→ Goal: Take the lines from the head of the listing through the one bearing "seg_start = [1968.0, 1983.17, 2004.51, 2019.91]" and copy them exactly, leaving every picture out.

Rows from a dataset of charts and code

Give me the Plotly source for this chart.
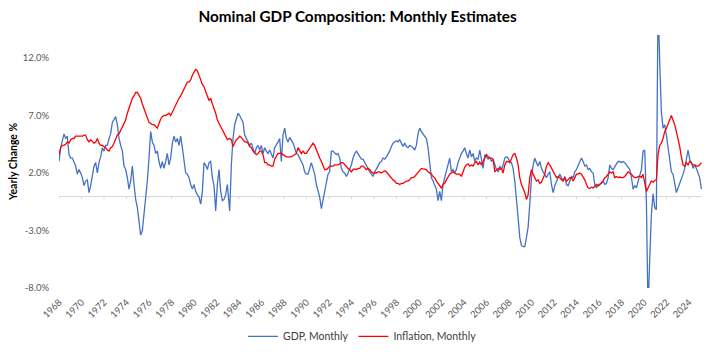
import plotly.graph_objects as go

STEP = 0.14815
seg_start = [1968.0, 1983.17, 2004.51, 2019.91]

gdp_1968 = [3.0, 4.2, 4.8, 5.4, 5.0, 5.2, 3.6, 3.3, 3.3, 2.9,
            2.6, 1.9, 2.3, 2.0, 1.6, 0.9, 1.3, 1.4, 0.3, 0.9,
            1.6, 2.6, 2.9, 2.0, 2.9, 3.4, 4.2, 3.9, 4.4, 4.4,
            5.0, 5.4, 6.4, 6.7, 6.9, 6.2, 5.0, 4.4, 3.9, 2.6,
            2.3, 1.6, 0.6, 1.3, 2.6, 1.0, -0.3, -1.0, -2.1, -3.4,
            -3.0, -1.6, -0.1, 1.3, 3.3, 5.6, 4.7, 4.4, 3.7, 3.9,
            3.0, 2.4, 3.0, 2.4, 3.0, 3.7, 2.7, 3.3, 4.6, 5.2,
            4.7, 5.0, 4.4, 5.2, 4.2, 3.0, 2.0, 1.9, 1.6, 1.0,
            0.6, 1.0, 0.4, 0.1, -0.1, -0.7, 0.4, 2.9, 2.7, 2.3,
            2.9, 3.0, 1.6, 0.9, -1.3, 1.0, 2.3, 0.4, -0.4, -0.3,
            0.1, 1.0]
gdp_1983 = [-1.3, 2.7, 5.0, 6.2, 6.7, 7.2, 7.0, 6.7, 6.4, 5.3,
            5.0, 4.7, 4.4, 4.6, 4.2, 3.7, 4.2, 4.4, 4.0, 4.4,
            3.7, 4.2, 3.9, 3.7, 4.0, 3.7, 3.3, 4.2, 4.4, 4.7,
            5.0, 3.0, 5.3, 5.9, 5.0, 4.7, 5.1, 4.9, 4.6, 4.2,
            3.7, 3.6, 3.3, 2.9, 2.7, 2.1, 1.9, 1.9, 2.4, 2.9,
            2.4, 1.9, 1.0, 0.4, -0.1, -1.1, -0.4, 0.4, 1.3, 1.9,
            2.1, 3.9, 3.9, 3.7, 3.6, 3.7, 3.3, 2.4, 2.1, 2.0,
            1.7, 2.0, 2.3, 2.7, 3.3, 3.7, 3.9, 3.7, 3.4, 3.2,
            3.2, 2.9, 2.6, 2.3, 2.1, 1.9, 1.7, 2.1, 2.3, 2.6,
            2.9, 3.0, 3.3, 3.2, 3.4, 3.6, 3.9, 4.3, 4.6, 4.7,
            4.8, 4.7, 4.9, 4.6, 4.3, 4.6, 4.3, 4.2, 4.4, 4.3,
            4.2, 4.0, 4.4, 5.4, 5.9, 5.6, 5.4, 5.3, 5.0, 4.2,
            3.0, 1.6, 1.3, 1.0, 0.6, -0.4, 0.4, -0.4, 1.0, 1.6,
            2.1, 2.7, 3.3, 2.1, 2.3, 2.0, 2.3, 2.9, 3.3, 3.7,
            3.9, 4.2, 3.7, 3.3]
gdp_2004 = [4.0, 3.4, 3.7, 3.0, 3.3, 3.2, 4.0, 3.2, 2.4, 3.6,
            3.4, 3.2, 3.4, 3.0, 3.2, 2.7, 2.3, 2.1, 2.6, 2.3,
            2.7, 3.3, 3.4, 3.3, 3.0, 2.9, 2.4, 1.3, -0.1, -1.9,
            -3.6, -4.3, -4.4, -4.4, -3.6, -2.7, -0.7, 1.6, 2.7, 3.3,
            2.9, 2.6, 3.0, 2.4, 2.1, 1.9, 1.6, 1.9, 2.1, 1.0,
            0.3, 0.9, 1.3, 1.6, 1.9, 1.6, 1.3, 1.7, 1.0, 0.9,
            1.3, 1.7, 1.6, 2.1, 2.3, 2.6, 2.9, 3.3, 3.0, 2.6,
            2.7, 2.3, 2.4, 2.1, 2.0, 1.0, 0.7, 1.0, 1.0, 1.1,
            1.3, 1.0, 1.1, 1.6, 2.7, 2.4, 2.3, 2.6, 2.8, 3.0,
            3.0, 2.9, 3.0, 2.9, 2.7, 2.4, 2.3, 1.6, 0.6, 0.9,
            0.7, 1.3, 1.9, 2.3]
gdp_2020 = [3.9, 4.0, -0.4, -10.0, -5.5, -1.6, 0.2, -1.0, -1.2, 17.0,
            11.6, 7.3, 5.9, 6.2, 5.3, 4.3, 3.0, 2.1, 1.9, 1.0,
            0.3, 0.7, 1.1, 1.4, 1.9, 2.4, 3.2, 4.0, 3.2, 2.9,
            2.4, 2.7, 2.4, 1.9, 1.6, 0.6]

infl_1968 = [3.6, 4.2, 4.4, 4.4, 4.5, 4.7, 4.6, 4.9, 5.0, 5.0,
             5.2, 5.2, 5.2, 5.2, 5.2, 5.3, 5.3, 4.9, 4.7, 4.9,
             4.7, 4.6, 4.7, 5.0, 4.6, 4.4, 4.4, 4.3, 4.2, 4.0,
             3.9, 4.2, 4.3, 4.6, 5.0, 5.3, 5.4, 5.7, 6.0, 6.2,
             6.6, 7.2, 7.7, 8.0, 8.5, 8.7, 9.0, 9.0, 8.7, 8.5,
             8.0, 7.6, 7.2, 6.7, 6.4, 6.3, 6.2, 6.2, 6.0, 5.9,
             6.3, 6.7, 6.9, 7.0, 7.0, 7.1, 7.2, 7.0, 7.3, 7.7,
             8.0, 8.3, 8.5, 8.7, 9.0, 9.3, 9.6, 9.9, 9.9, 10.1,
             10.5, 10.7, 11.0, 10.9, 10.5, 10.0, 9.7, 9.5, 9.0, 8.7,
             8.3, 8.5, 8.0, 7.6, 7.2, 6.6, 6.3, 6.1, 5.8, 5.4,
             5.2, 4.9]
infl_1983 = [5.0, 4.9, 4.3, 4.6, 4.9, 5.0, 5.2, 5.1, 4.9, 4.7,
             4.7, 4.6, 4.3, 4.2, 3.9, 3.7, 3.6, 3.7, 3.9, 3.9,
             3.6, 2.9, 2.9, 2.7, 2.7, 2.6, 2.6, 3.2, 3.4, 3.7,
             3.7, 3.7, 3.6, 3.5, 3.4, 3.4, 3.4, 3.4, 3.5, 3.6,
             3.7, 4.2, 4.0, 3.7, 3.9, 3.7, 3.7, 3.9, 4.2, 4.4,
             4.6, 4.4, 4.0, 3.6, 3.3, 3.0, 2.6, 2.3, 2.3, 2.4,
             2.6, 2.6, 2.6, 2.7, 2.7, 2.7, 2.8, 2.9, 2.9, 2.7,
             2.6, 2.4, 2.3, 2.1, 2.3, 2.35, 2.3, 2.4, 2.4, 2.6,
             2.6, 2.4, 2.3, 2.4, 2.3, 2.1, 2.0, 2.0, 2.0, 2.1,
             2.1, 2.0, 2.1, 2.2, 2.1, 1.9, 1.7, 1.6, 1.4, 1.3,
             1.1, 1.1, 1.0, 1.1, 1.1, 1.2, 1.3, 1.3, 1.4, 1.6,
             1.6, 1.7, 1.9, 2.0, 2.3, 2.4, 2.35, 2.3, 2.3, 2.1,
             2.0, 1.9, 1.7, 1.6, 1.3, 1.1, 0.8, 0.7, 1.0, 1.1,
             1.4, 1.7, 1.9, 2.0, 2.1, 2.0, 1.9, 1.9, 1.9, 1.7,
             2.1, 2.5, 2.7, 2.8]
infl_2004 = [2.6, 2.7, 2.6, 2.9, 3.0, 2.7, 2.95, 2.7, 3.0, 3.3,
             3.6, 3.4, 3.3, 3.3, 3.2, 2.1, 2.3, 2.4, 2.3, 2.4,
             2.0, 2.7, 3.0, 3.0, 2.9, 3.2, 3.6, 3.7, 3.3, 2.7,
             1.6, 1.0, 0.7, 0.3, -0.3, 0.1, 1.6, 2.3, 1.9, 1.6,
             1.3, 1.4, 1.1, 1.2, 1.6, 1.9, 2.6, 2.9, 2.7, 2.4,
             2.1, 1.9, 1.6, 1.7, 1.6, 1.4, 1.3, 1.6, 1.3, 1.4,
             1.6, 1.6, 1.3, 1.6, 1.9, 1.9, 2.0, 1.9, 1.7, 1.4,
             1.0, 0.7, 0.66, 0.77, 0.7, 0.86, 1.0, 0.86, 1.0, 1.1,
             1.3, 1.6, 1.7, 1.9, 2.1, 2.0, 2.1, 1.6, 1.7, 1.6,
             1.65, 1.6, 1.6, 1.7, 1.9, 2.1, 2.0, 1.9, 1.7, 1.6,
             1.6, 1.7, 1.7, 1.6]
infl_2020 = [1.9, 1.0, 0.4, 0.7, 1.0, 1.3, 1.2, 1.35, 1.4, 3.6,
             4.4, 4.6, 5.0, 5.6, 5.9, 6.3, 6.7, 7.0, 6.6, 6.2,
             5.6, 5.0, 4.3, 3.4, 2.7, 2.6, 2.9, 2.7, 3.0, 2.9,
             2.7, 2.7, 2.6, 2.6, 2.7, 2.9]

year_ticks = [1968, 1970, 1972, 1974, 1976, 1978, 1980, 1982, 1984, 1986,
              1988, 1990, 1992, 1994, 1996, 1998, 2000, 2002, 2004, 2006,
              2008, 2010, 2012, 2014, 2016, 2018, 2020, 2022, 2024]
y_ticks = [-8, -3, 2, 7, 12]
y_tick_labels = ["-8.0%", "-3.0%", "2.0%", "7.0%", "12.0%"]


def build(segments):
    xs, ys = [], []
    for start, vals in zip(seg_start, segments):
        xs += [start + i * STEP for i in range(len(vals))]
        ys += vals
    return xs, ys


gx, gy = build([gdp_1968, gdp_1983, gdp_2004, gdp_2020])
ix, iy = build([infl_1968, infl_1983, infl_2004, infl_2020])

fig = go.Figure()
fig.add_trace(go.Scatter(x=gx, y=gy, mode="lines", name="GDP, Monthly",
                         line=dict(color="#4472C4", width=1.3)))
fig.add_trace(go.Scatter(x=ix, y=iy, mode="lines", name="Inflation, Monthly",
                         line=dict(color="#FF0000", width=1.3)))

# small category tick marks on the zero axis line
for yr in year_ticks:
    fig.add_shape(type="line", xref="x", yref="y", x0=yr, x1=yr, y0=0, y1=-0.28,
                  line=dict(color="#d9d9d9", width=1), layer="below")

fig.update_layout(
    template="none",
    width=704, height=353,
    margin=dict(l=59, r=2, t=35, b=62, pad=0),
    paper_bgcolor="white", plot_bgcolor="white",
    font=dict(family="Lato, 'Open Sans', sans-serif", size=10, color="#595959"),
    title=dict(text="Nominal GDP Composition: Monthly Estimates",
               font=dict(family="Lato, sans-serif", size=15.3, color="#000000", weight="bold"),
               x=0.508, xref="container", xanchor="center",
               y=1 - 17 / 353, yref="container", yanchor="middle"),
    showlegend=True,
    legend=dict(orientation="h", x=0.472, xanchor="center", y=-0.191, yanchor="middle",
                font=dict(size=10.5, color="#404040"), itemwidth=30,
                bgcolor="rgba(0,0,0,0)"),
    xaxis=dict(range=[1968, 2025.15], tickmode="array", tickvals=year_ticks,
               ticktext=[str(y) for y in year_ticks], tickangle=-45,
               showgrid=False, zeroline=False, showline=False,
               ticks="outside", ticklen=4, tickcolor="rgba(0,0,0,0)",
               automargin=False, tickfont=dict(size=9.5, color="#595959")),
    yaxis=dict(range=[-8, 14], tickmode="array", tickvals=y_ticks, ticktext=y_tick_labels,
               showgrid=False, zeroline=True, zerolinecolor="#d9d9d9", zerolinewidth=1,
               showline=False, ticks="outside", ticklen=7, tickcolor="rgba(0,0,0,0)",
               automargin=False, tickfont=dict(size=9.5, color="#595959"),
               title=dict(text="Yearly Change %", standoff=3,
                          font=dict(size=10.5, color="#000000", weight="bold"))),
)

fig.write_html("out.html")
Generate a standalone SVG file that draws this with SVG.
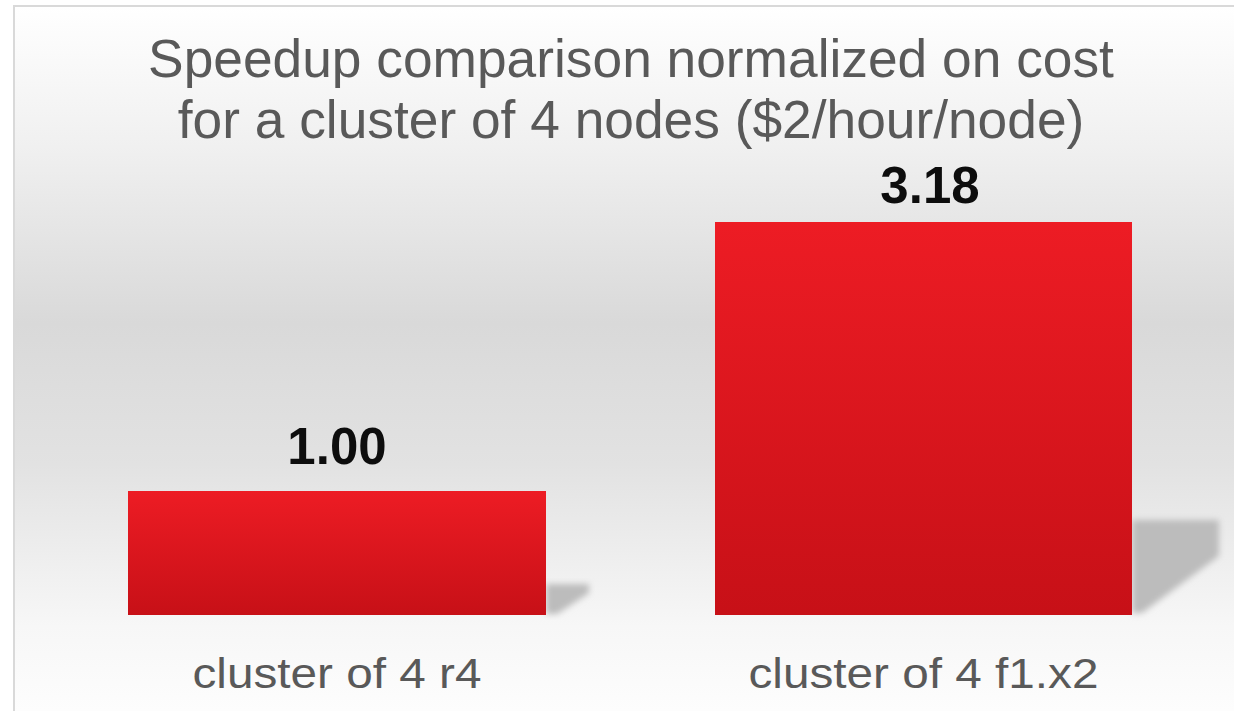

→ Correct response:
Give me the Plotly source for this chart.
import plotly.graph_objects as go

STEP = 0.14815
seg_start = [1968.0, 1983.17, 2004.51, 2019.91]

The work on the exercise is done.